Slovak municipalities are facing the looming threat of existential problems in September if the government does not release the required €108 million for local government. This concern was highlighted during a meeting in Medzibrod by representatives of the Slovak Towns and Villages Association (ZMOS). The situation is particularly worrying for municipal and town schools, as local authorities are legally obliged to finance them, but the state has not provided them with additional funds.
Moreover, the current financial strain on municipalities is evident with some financially undersized job positions in nurseries and elementary schools. The situation may exacerbate from September onward, as teachers' salaries are mandated by law to increase by ten percent. This puts further pressure on the already strained budgets of local governments, potentially leading to severe challenges in providing essential services and support to the communities they serve.

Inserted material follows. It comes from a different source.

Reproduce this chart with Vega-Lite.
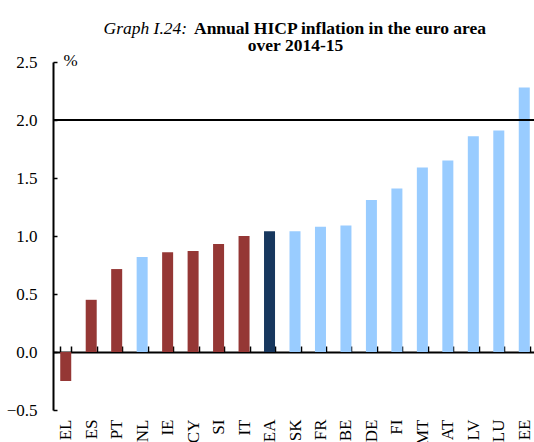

In response to these challenges, Gabriel Mihalyi, chairman of ZMOS public administration section, believes that the upcoming project of shared service centers from the recovery plan could be a much-needed support for local governments. The pilot project aims to build trust in public administration and improve the efficiency of services for people in small villages while bringing public administration closer to citizens. However, Mihalyi calls on all partners, including the Interior Ministry, to engage in more comprehensive discussions about the project's goals, implementation strategies, and expectations from citizens. By understanding and addressing these aspects, the project could have a meaningful impact on enhancing public services and administration in local communities.